High-Speed Resource Allocation Algorithm Using a Coherent Ising Machine for NOMA Systems
Teppei Otsuka, Aohan Li, Hiroki Takesue, Kensuke Inaba, Kazuyuki Aihara, Mikio Hasegawa
TL;DR
The proposed coherent Ising machine (CIM) based optimization method for channel allocation in NOMA systems is compared to simulated annealing, a conventional-NOMA pairing scheme, deep Q learning based scheme, and an exhaustive search scheme to show superior results.
Abstract
Non-orthogonal multiple access (NOMA) technique is important for achieving a high data rate in next-generation wireless communications. A key challenge to fully utilizing the effectiveness of the NOMA technique is the optimization of the resource allocation (RA), e.g., channel and power. However, this RA optimization problem is NP-hard, and obtaining a good approximation of a solution with a low computational complexity algorithm is not easy. To overcome this problem, we propose the coherent Ising machine (CIM) based optimization method for channel allocation in NOMA systems.
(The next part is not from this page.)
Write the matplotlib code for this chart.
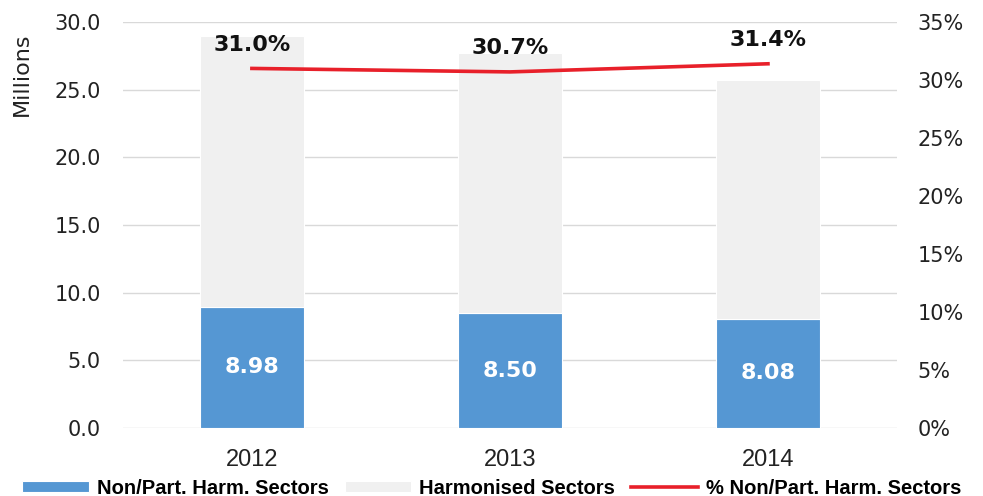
import matplotlib
matplotlib.use("Agg")
import matplotlib.pyplot as plt
from matplotlib.ticker import FuncFormatter
import numpy as np

# data
years = ['2012', '2013', '2014']
non_part = [8.98, 8.50, 8.08]
harmonised = [19.99, 19.19, 17.65]
pct_non_part = [31.0, 30.7, 31.4]

blue = '#5597D3'
grey = '#F0F0F0'
red = '#E8202A'

fig = plt.figure(figsize=(9.83, 4.96), dpi=100)
ax = fig.add_axes([0.125, 0.137, 0.7875, 0.8186])
x = np.arange(len(years))

ax.bar(x, non_part, width=0.4, color=blue, edgecolor='white', linewidth=0.8, zorder=2,
       label='Non/Part. Harm. Sectors')
ax.bar(x, harmonised, width=0.4, bottom=non_part, color=grey, edgecolor='white',
       linewidth=0.8, zorder=2, label='Harmonised Sectors')

for i, v in enumerate(non_part):
    ax.text(x[i], v / 2, '%.2f' % v, ha='center', va='center', color='white',
            fontsize=16, fontweight='bold', zorder=4)

ax.set_xlim(-0.5, 2.5)
ax.set_ylim(0, 30)
ax.set_yticks(np.arange(0, 31, 5))
ax.yaxis.set_major_formatter(FuncFormatter(lambda v, p: '%.1f' % v))
ax.set_xticks(x)
ax.set_xticklabels(years, fontsize=17, family='Liberation Sans')
ax.tick_params(axis='y', labelsize=15, length=0, pad=16, colors='#222222')
ax.tick_params(axis='x', length=0, pad=15, colors='#222222')
ax.grid(axis='y', color='#D9D9D9', linewidth=1, zorder=0)
ax.set_axisbelow(True)
for s in ax.spines.values():
    s.set_visible(False)

ax2 = ax.twinx()
ax2.plot(x, pct_non_part, color=red, linewidth=2.6, zorder=3,
         label='% Non/Part. Harm. Sectors')
for i, v in enumerate(pct_non_part):
    ax2.text(x[i], v + 1.2, '%.1f%%' % v, ha='center', va='bottom', fontsize=16,
             fontweight='bold', color='#111111')
ax2.set_ylim(0, 35)
ax2.set_yticks(np.arange(0, 36, 5))
ax2.yaxis.set_major_formatter(FuncFormatter(lambda v, p: '%d%%' % v))
ax2.tick_params(axis='y', labelsize=15, length=0, pad=15, colors='#222222')
for s in ax2.spines.values():
    s.set_visible(False)

fig.text(0.022, 0.85, 'Millions', rotation=90, ha='center', va='center', fontsize=16,
         color='#222222')

h1, l1 = ax.get_legend_handles_labels()
h2, l2 = ax2.get_legend_handles_labels()
fig.legend(h1 + h2, l1 + l2, loc='lower center', bbox_to_anchor=(0.5, -0.04), ncol=3,
           frameon=False, prop={'family': 'Liberation Sans', 'weight': 'bold', 'size': 14.5},
           handlelength=3.3, handleheight=0.5, columnspacing=0.8, handletextpad=0.4)

fig.savefig('out.png', dpi=100)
The CIM is an Ising system that can deliver fair approximate solutions to combinatorial optimization problems at high speed (millisecond order) by operating optimization algorithms based on mutually connected photonic neural networks. The performance of our proposed method was evaluated using a simulation model of the CIM. We compared the performance of our proposed method to simulated annealing, a conventional-NOMA pairing scheme, deep Q learning based scheme, and an exhaustive search scheme. Simulation results indicate that our proposed method is superior in terms of speed and the attained optimal solutions.